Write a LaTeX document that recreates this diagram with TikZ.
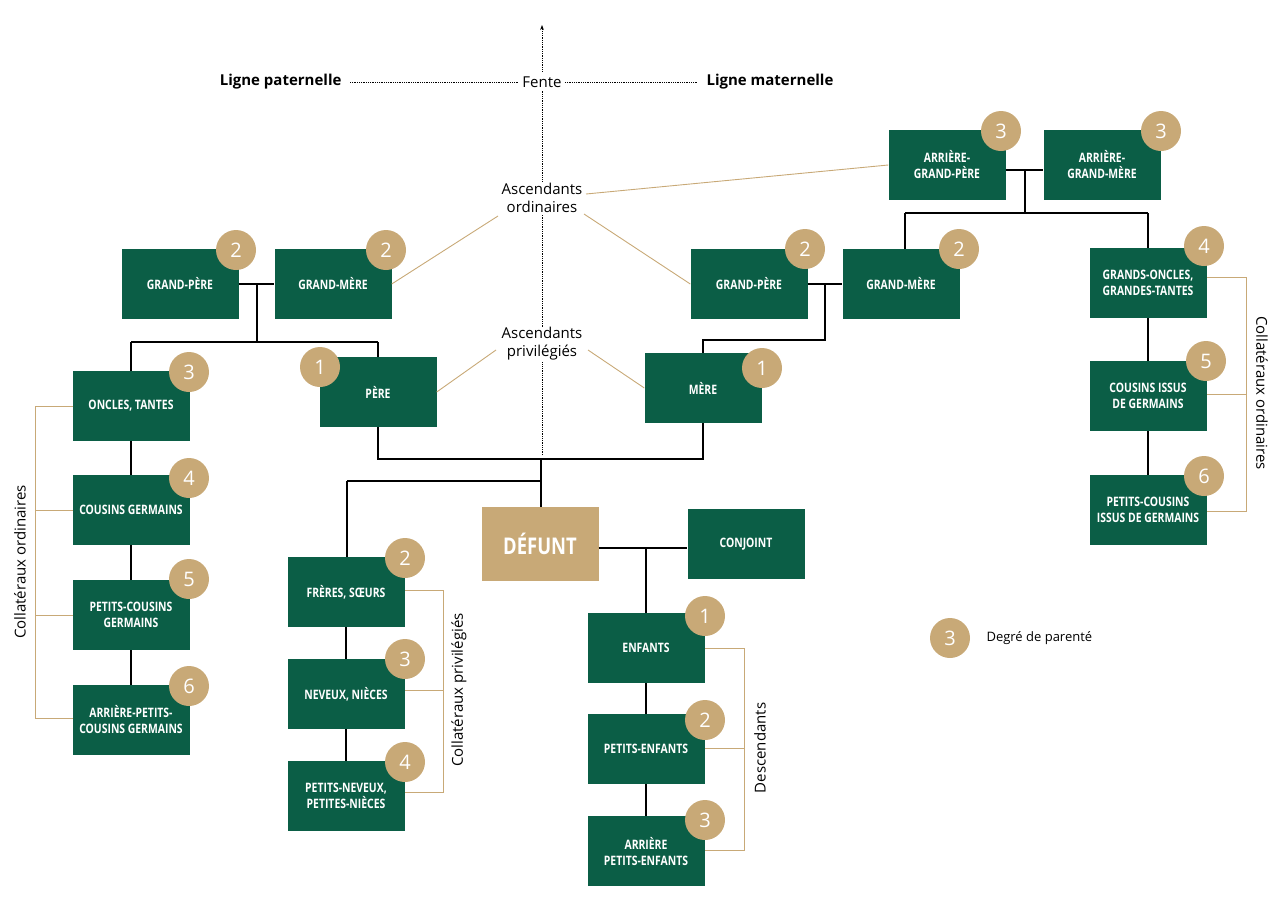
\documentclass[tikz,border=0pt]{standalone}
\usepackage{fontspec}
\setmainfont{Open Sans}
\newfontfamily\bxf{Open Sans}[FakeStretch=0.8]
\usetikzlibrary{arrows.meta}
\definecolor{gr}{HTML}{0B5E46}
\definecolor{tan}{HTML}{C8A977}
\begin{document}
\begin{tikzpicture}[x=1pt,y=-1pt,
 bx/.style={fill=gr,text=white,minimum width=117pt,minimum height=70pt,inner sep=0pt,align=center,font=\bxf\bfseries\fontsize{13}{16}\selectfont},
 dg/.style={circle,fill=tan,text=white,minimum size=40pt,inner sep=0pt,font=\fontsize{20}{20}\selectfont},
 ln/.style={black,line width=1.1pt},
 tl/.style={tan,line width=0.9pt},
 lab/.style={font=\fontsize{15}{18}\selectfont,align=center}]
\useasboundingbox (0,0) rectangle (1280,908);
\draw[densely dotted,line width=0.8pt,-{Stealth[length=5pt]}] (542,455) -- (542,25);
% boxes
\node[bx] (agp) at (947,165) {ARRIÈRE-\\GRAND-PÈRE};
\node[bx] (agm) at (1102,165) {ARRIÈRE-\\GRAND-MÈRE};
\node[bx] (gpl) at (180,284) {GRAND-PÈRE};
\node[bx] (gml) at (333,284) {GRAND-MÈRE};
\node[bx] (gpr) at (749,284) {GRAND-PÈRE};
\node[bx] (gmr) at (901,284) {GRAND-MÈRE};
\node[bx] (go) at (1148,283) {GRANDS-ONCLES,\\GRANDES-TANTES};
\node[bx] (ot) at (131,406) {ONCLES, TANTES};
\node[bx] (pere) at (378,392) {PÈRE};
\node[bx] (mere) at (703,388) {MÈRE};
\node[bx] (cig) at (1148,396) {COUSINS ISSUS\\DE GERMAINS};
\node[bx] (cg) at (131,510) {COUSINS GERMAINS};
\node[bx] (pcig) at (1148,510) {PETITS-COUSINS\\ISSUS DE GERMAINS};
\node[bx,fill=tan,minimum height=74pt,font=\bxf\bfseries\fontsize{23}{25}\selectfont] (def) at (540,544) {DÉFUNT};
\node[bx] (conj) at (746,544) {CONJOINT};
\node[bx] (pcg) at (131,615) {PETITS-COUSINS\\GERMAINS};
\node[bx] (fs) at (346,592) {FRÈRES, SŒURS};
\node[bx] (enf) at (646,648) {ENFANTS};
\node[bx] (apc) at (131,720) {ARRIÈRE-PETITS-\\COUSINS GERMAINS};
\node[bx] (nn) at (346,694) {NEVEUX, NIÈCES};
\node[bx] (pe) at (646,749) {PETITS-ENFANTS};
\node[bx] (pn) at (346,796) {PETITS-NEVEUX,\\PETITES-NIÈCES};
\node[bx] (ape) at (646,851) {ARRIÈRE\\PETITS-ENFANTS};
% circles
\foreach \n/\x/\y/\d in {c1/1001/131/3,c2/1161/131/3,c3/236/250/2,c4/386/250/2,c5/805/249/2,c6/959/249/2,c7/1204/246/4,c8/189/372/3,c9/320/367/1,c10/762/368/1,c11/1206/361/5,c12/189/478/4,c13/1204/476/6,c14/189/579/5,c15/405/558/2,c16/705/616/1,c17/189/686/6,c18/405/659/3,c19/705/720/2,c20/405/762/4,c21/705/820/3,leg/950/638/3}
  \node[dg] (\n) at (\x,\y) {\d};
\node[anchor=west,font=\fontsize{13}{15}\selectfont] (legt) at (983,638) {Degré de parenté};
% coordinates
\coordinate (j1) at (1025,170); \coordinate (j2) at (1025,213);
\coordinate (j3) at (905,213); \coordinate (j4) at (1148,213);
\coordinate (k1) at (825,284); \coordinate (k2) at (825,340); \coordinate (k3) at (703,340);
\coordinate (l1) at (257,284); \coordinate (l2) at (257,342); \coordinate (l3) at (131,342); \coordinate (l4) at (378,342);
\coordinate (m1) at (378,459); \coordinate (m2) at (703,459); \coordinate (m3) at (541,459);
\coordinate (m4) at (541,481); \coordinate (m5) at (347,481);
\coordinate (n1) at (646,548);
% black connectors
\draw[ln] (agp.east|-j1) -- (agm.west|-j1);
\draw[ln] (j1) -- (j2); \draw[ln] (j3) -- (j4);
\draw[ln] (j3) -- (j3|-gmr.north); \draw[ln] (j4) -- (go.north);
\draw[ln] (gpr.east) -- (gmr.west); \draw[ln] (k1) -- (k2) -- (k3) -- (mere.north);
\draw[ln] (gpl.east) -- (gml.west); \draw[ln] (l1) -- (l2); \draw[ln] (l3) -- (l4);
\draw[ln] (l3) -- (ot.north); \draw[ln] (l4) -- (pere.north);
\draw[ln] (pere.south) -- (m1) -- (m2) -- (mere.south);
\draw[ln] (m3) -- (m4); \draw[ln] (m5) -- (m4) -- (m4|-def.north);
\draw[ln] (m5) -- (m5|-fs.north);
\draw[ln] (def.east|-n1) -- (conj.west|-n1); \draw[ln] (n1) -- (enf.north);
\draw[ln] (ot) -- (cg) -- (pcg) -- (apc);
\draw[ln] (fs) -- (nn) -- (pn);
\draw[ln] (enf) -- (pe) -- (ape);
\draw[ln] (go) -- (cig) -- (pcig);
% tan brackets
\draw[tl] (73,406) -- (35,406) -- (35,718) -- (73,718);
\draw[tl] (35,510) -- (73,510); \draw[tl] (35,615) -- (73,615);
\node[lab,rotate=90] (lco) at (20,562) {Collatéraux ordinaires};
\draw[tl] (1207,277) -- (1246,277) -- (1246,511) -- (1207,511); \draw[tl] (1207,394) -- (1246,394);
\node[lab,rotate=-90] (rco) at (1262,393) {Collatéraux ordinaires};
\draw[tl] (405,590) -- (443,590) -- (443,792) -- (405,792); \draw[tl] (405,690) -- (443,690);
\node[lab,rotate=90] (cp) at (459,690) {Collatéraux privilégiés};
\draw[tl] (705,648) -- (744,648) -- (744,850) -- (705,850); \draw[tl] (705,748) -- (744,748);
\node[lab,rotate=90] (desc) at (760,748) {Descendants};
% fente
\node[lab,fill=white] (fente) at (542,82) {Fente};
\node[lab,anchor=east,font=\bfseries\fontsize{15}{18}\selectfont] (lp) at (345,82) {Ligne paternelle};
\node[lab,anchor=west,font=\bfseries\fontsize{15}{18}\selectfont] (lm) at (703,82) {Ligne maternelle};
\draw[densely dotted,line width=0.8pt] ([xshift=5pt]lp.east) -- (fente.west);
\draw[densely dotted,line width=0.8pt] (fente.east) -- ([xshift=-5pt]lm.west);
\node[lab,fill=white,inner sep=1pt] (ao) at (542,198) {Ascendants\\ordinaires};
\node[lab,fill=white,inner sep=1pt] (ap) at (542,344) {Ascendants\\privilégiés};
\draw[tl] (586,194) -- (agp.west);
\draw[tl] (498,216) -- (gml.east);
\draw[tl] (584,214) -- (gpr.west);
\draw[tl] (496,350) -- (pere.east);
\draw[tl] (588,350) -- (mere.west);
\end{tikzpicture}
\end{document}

● ● ● ● ● ● ●

Omit the pictures, then quote the rest of the material above exactly.

Exercise result:
Write a LaTeX document that recreates this diagram with TikZ.
\documentclass[tikz,border=0pt]{standalone}
\usepackage{fontspec}
\setmainfont{Open Sans}
\newfontfamily\bxf{Open Sans}[FakeStretch=0.8]
\usetikzlibrary{arrows.meta}
\definecolor{gr}{HTML}{0B5E46}
\definecolor{tan}{HTML}{C8A977}
\begin{document}
\begin{tikzpicture}[x=1pt,y=-1pt,
 bx/.style={fill=gr,text=white,minimum width=117pt,minimum height=70pt,inner sep=0pt,align=center,font=\bxf\bfseries\fontsize{13}{16}\selectfont},
 dg/.style={circle,fill=tan,text=white,minimum size=40pt,inner sep=0pt,font=\fontsize{20}{20}\selectfont},
 ln/.style={black,line width=1.1pt},
 tl/.style={tan,line width=0.9pt},
 lab/.style={font=\fontsize{15}{18}\selectfont,align=center}]
\useasboundingbox (0,0) rectangle (1280,908);
\draw[densely dotted,line width=0.8pt,-{Stealth[length=5pt]}] (542,455) -- (542,25);
% boxes
\node[bx] (agp) at (947,165) {ARRIÈRE-\\GRAND-PÈRE};
\node[bx] (agm) at (1102,165) {ARRIÈRE-\\GRAND-MÈRE};
\node[bx] (gpl) at (180,284) {GRAND-PÈRE};
\node[bx] (gml) at (333,284) {GRAND-MÈRE};
\node[bx] (gpr) at (749,284) {GRAND-PÈRE};
\node[bx] (gmr) at (901,284) {GRAND-MÈRE};
\node[bx] (go) at (1148,283) {GRANDS-ONCLES,\\GRANDES-TANTES};
\node[bx] (ot) at (131,406) {ONCLES, TANTES};
\node[bx] (pere) at (378,392) {PÈRE};
\node[bx] (mere) at (703,388) {MÈRE};
\node[bx] (cig) at (1148,396) {COUSINS ISSUS\\DE GERMAINS};
\node[bx] (cg) at (131,510) {COUSINS GERMAINS};
\node[bx] (pcig) at (1148,510) {PETITS-COUSINS\\ISSUS DE GERMAINS};
\node[bx,fill=tan,minimum height=74pt,font=\bxf\bfseries\fontsize{23}{25}\selectfont] (def) at (540,544) {DÉFUNT};
\node[bx] (conj) at (746,544) {CONJOINT};
\node[bx] (pcg) at (131,615) {PETITS-COUSINS\\GERMAINS};
\node[bx] (fs) at (346,592) {FRÈRES, SŒURS};
\node[bx] (enf) at (646,648) {ENFANTS};
\node[bx] (apc) at (131,720) {ARRIÈRE-PETITS-\\COUSINS GERMAINS};
\node[bx] (nn) at (346,694) {NEVEUX, NIÈCES};
\node[bx] (pe) at (646,749) {PETITS-ENFANTS};
\node[bx] (pn) at (346,796) {PETITS-NEVEUX,\\PETITES-NIÈCES};
\node[bx] (ape) at (646,851) {ARRIÈRE\\PETITS-ENFANTS};
% circles
\foreach \n/\x/\y/\d in {c1/1001/131/3,c2/1161/131/3,c3/236/250/2,c4/386/250/2,c5/805/249/2,c6/959/249/2,c7/1204/246/4,c8/189/372/3,c9/320/367/1,c10/762/368/1,c11/1206/361/5,c12/189/478/4,c13/1204/476/6,c14/189/579/5,c15/405/558/2,c16/705/616/1,c17/189/686/6,c18/405/659/3,c19/705/720/2,c20/405/762/4,c21/705/820/3,leg/950/638/3}
  \node[dg] (\n) at (\x,\y) {\d};
\node[anchor=west,font=\fontsize{13}{15}\selectfont] (legt) at (983,638) {Degré de parenté};
% coordinates
\coordinate (j1) at (1025,170); \coordinate (j2) at (1025,213);
\coordinate (j3) at (905,213); \coordinate (j4) at (1148,213);
\coordinate (k1) at (825,284); \coordinate (k2) at (825,340); \coordinate (k3) at (703,340);
\coordinate (l1) at (257,284); \coordinate (l2) at (257,342); \coordinate (l3) at (131,342); \coordinate (l4) at (378,342);
\coordinate (m1) at (378,459); \coordinate (m2) at (703,459); \coordinate (m3) at (541,459);
\coordinate (m4) at (541,481); \coordinate (m5) at (347,481);
\coordinate (n1) at (646,548);
% black connectors
\draw[ln] (agp.east|-j1) -- (agm.west|-j1);
\draw[ln] (j1) -- (j2); \draw[ln] (j3) -- (j4);
\draw[ln] (j3) -- (j3|-gmr.north); \draw[ln] (j4) -- (go.north);
\draw[ln] (gpr.east) -- (gmr.west); \draw[ln] (k1) -- (k2) -- (k3) -- (mere.north);
\draw[ln] (gpl.east) -- (gml.west); \draw[ln] (l1) -- (l2); \draw[ln] (l3) -- (l4);
\draw[ln] (l3) -- (ot.north); \draw[ln] (l4) -- (pere.north);
\draw[ln] (pere.south) -- (m1) -- (m2) -- (mere.south);
\draw[ln] (m3) -- (m4); \draw[ln] (m5) -- (m4) -- (m4|-def.north);
\draw[ln] (m5) -- (m5|-fs.north);
\draw[ln] (def.east|-n1) -- (conj.west|-n1); \draw[ln] (n1) -- (enf.north);
\draw[ln] (ot) -- (cg) -- (pcg) -- (apc);
\draw[ln] (fs) -- (nn) -- (pn);
\draw[ln] (enf) -- (pe) -- (ape);
\draw[ln] (go) -- (cig) -- (pcig);
% tan brackets
\draw[tl] (73,406) -- (35,406) -- (35,718) -- (73,718);
\draw[tl] (35,510) -- (73,510); \draw[tl] (35,615) -- (73,615);
\node[lab,rotate=90] (lco) at (20,562) {Collatéraux ordinaires};
\draw[tl] (1207,277) -- (1246,277) -- (1246,511) -- (1207,511); \draw[tl] (1207,394) -- (1246,394);
\node[lab,rotate=-90] (rco) at (1262,393) {Collatéraux ordinaires};
\draw[tl] (405,590) -- (443,590) -- (443,792) -- (405,792); \draw[tl] (405,690) -- (443,690);
\node[lab,rotate=90] (cp) at (459,690) {Collatéraux privilégiés};
\draw[tl] (705,648) -- (744,648) -- (744,850) -- (705,850); \draw[tl] (705,748) -- (744,748);
\node[lab,rotate=90] (desc) at (760,748) {Descendants};
% fente
\node[lab,fill=white] (fente) at (542,82) {Fente};
\node[lab,anchor=east,font=\bfseries\fontsize{15}{18}\selectfont] (lp) at (345,82) {Ligne paternelle};
\node[lab,anchor=west,font=\bfseries\fontsize{15}{18}\selectfont] (lm) at (703,82) {Ligne maternelle};
\draw[densely dotted,line width=0.8pt] ([xshift=5pt]lp.east) -- (fente.west);
\draw[densely dotted,line width=0.8pt] (fente.east) -- ([xshift=-5pt]lm.west);
\node[lab,fill=white,inner sep=1pt] (ao) at (542,198) {Ascendants\\ordinaires};
\node[lab,fill=white,inner sep=1pt] (ap) at (542,344) {Ascendants\\privilégiés};
\draw[tl] (586,194) -- (agp.west);
\draw[tl] (498,216) -- (gml.east);
\draw[tl] (584,214) -- (gpr.west);
\draw[tl] (496,350) -- (pere.east);
\draw[tl] (588,350) -- (mere.west);
\end{tikzpicture}
\end{document}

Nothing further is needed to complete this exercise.